• _GIVEN MATERIAL_:

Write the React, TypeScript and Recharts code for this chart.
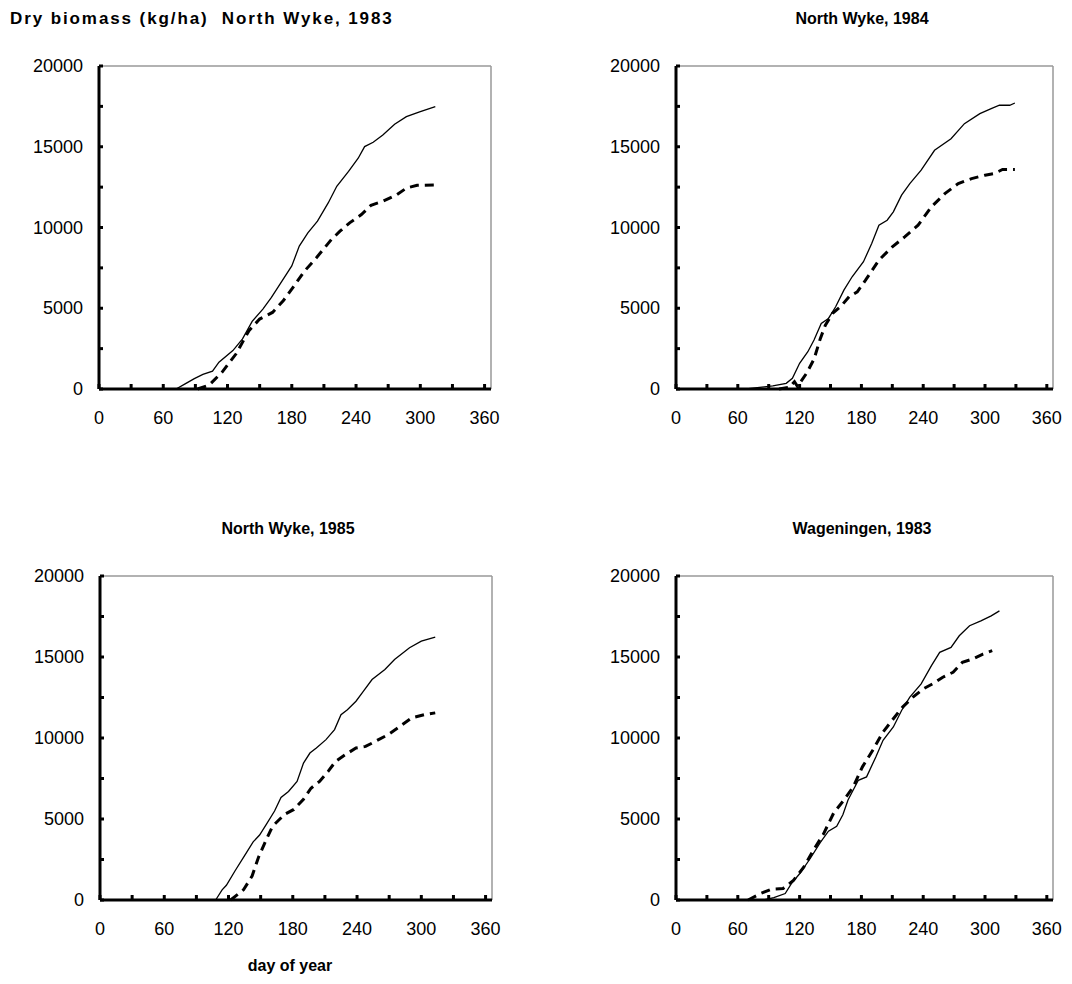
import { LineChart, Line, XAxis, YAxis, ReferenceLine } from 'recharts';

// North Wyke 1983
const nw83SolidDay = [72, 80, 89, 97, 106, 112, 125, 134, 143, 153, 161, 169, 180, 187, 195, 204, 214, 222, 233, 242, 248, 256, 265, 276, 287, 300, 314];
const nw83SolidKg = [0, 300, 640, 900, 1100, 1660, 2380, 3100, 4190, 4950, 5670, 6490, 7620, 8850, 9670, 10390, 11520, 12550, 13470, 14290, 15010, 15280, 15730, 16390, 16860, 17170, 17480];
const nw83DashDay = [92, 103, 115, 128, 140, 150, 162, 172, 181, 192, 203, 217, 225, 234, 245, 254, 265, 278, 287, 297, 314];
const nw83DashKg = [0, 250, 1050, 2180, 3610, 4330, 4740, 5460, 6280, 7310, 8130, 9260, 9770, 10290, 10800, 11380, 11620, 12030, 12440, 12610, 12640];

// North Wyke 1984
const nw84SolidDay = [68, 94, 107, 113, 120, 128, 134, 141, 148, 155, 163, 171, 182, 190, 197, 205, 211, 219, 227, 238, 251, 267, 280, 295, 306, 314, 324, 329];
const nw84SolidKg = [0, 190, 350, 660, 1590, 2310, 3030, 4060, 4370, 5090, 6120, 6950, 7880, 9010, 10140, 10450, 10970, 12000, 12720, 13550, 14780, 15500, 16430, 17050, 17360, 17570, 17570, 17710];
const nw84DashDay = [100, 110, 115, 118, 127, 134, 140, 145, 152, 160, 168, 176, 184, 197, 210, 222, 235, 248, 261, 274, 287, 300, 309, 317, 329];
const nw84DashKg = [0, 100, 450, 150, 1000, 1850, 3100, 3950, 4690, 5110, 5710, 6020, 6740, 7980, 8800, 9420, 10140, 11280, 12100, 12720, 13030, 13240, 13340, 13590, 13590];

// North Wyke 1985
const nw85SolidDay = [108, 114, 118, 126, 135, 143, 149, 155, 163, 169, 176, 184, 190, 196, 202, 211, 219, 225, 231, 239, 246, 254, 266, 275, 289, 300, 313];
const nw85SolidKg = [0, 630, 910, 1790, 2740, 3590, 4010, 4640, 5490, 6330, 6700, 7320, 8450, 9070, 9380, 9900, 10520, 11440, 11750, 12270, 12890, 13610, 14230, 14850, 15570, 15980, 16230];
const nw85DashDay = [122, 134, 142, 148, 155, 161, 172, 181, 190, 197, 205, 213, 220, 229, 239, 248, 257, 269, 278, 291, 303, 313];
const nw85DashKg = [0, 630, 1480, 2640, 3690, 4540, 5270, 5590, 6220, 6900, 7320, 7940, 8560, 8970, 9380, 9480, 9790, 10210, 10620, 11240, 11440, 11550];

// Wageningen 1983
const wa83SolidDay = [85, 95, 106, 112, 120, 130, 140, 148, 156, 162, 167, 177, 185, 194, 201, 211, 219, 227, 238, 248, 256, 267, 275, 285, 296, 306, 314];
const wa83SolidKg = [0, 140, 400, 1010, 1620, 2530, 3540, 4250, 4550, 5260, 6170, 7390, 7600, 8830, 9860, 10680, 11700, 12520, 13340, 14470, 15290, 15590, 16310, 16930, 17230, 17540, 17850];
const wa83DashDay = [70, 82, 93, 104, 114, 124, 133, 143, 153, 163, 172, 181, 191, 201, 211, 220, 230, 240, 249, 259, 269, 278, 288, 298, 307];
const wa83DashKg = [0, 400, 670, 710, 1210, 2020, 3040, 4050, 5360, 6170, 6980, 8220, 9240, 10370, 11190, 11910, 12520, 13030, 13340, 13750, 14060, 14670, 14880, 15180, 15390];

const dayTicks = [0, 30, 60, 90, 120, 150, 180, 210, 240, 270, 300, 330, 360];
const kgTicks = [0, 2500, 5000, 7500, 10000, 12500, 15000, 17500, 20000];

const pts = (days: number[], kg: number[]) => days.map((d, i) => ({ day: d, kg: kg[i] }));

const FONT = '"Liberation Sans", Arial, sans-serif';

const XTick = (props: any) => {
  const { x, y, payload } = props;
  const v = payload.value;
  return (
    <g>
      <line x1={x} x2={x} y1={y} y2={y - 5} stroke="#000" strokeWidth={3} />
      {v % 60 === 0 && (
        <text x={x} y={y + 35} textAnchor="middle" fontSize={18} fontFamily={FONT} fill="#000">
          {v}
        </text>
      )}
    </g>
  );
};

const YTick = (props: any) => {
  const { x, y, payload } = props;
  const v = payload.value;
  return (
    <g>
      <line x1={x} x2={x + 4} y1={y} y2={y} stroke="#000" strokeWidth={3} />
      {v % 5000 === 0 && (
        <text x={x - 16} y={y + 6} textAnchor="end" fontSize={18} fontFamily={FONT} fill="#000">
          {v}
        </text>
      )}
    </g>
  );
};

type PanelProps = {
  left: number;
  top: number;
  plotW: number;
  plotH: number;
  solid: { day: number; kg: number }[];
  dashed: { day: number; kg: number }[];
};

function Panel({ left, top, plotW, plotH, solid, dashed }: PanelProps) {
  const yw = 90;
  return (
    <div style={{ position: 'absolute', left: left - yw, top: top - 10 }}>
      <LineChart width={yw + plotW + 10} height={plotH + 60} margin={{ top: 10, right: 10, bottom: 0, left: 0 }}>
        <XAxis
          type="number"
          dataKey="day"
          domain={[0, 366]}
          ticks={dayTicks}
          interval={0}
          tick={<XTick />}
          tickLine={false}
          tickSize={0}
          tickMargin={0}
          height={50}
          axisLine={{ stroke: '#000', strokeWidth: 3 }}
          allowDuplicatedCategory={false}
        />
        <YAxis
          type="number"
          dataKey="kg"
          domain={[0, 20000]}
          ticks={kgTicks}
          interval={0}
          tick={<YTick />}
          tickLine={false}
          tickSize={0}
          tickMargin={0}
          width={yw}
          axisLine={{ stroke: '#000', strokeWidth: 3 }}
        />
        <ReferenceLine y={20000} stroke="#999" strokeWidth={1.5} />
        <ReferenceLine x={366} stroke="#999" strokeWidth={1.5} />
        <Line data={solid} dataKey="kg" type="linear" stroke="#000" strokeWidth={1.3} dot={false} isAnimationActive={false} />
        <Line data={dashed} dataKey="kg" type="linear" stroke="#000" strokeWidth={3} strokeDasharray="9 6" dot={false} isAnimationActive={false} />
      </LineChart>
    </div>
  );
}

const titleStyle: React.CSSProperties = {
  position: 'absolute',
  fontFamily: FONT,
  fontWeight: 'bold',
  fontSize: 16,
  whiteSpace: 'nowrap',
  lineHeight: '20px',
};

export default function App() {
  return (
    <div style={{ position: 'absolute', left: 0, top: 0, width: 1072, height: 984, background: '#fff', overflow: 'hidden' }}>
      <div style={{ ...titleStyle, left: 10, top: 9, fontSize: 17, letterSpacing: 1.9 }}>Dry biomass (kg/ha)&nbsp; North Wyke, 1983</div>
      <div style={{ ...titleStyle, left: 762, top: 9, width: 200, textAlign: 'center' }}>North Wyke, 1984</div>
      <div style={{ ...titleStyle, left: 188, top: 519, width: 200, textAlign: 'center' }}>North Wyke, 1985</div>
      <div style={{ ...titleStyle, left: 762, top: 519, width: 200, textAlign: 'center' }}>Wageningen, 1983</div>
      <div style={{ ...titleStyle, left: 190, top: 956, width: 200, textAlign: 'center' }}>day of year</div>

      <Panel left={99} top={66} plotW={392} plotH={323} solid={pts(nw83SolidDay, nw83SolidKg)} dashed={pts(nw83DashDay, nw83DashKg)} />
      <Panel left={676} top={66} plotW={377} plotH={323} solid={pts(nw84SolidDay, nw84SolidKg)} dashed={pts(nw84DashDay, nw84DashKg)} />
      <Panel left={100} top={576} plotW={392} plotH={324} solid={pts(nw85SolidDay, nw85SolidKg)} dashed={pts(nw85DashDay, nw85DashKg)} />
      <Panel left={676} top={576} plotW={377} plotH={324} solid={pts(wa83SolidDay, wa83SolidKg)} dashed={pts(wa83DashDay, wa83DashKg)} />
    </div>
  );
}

• _REQUIRED WORK_: Reproduce the material above exactly, first line through the line that contains "12440, 12610, 12640];", minus the pictures.

• _EXERCISE RESULT_:
Write the React, TypeScript and Recharts code for this chart.
import { LineChart, Line, XAxis, YAxis, ReferenceLine } from 'recharts';

// North Wyke 1983
const nw83SolidDay = [72, 80, 89, 97, 106, 112, 125, 134, 143, 153, 161, 169, 180, 187, 195, 204, 214, 222, 233, 242, 248, 256, 265, 276, 287, 300, 314];
const nw83SolidKg = [0, 300, 640, 900, 1100, 1660, 2380, 3100, 4190, 4950, 5670, 6490, 7620, 8850, 9670, 10390, 11520, 12550, 13470, 14290, 15010, 15280, 15730, 16390, 16860, 17170, 17480];
const nw83DashDay = [92, 103, 115, 128, 140, 150, 162, 172, 181, 192, 203, 217, 225, 234, 245, 254, 265, 278, 287, 297, 314];
const nw83DashKg = [0, 250, 1050, 2180, 3610, 4330, 4740, 5460, 6280, 7310, 8130, 9260, 9770, 10290, 10800, 11380, 11620, 12030, 12440, 12610, 12640];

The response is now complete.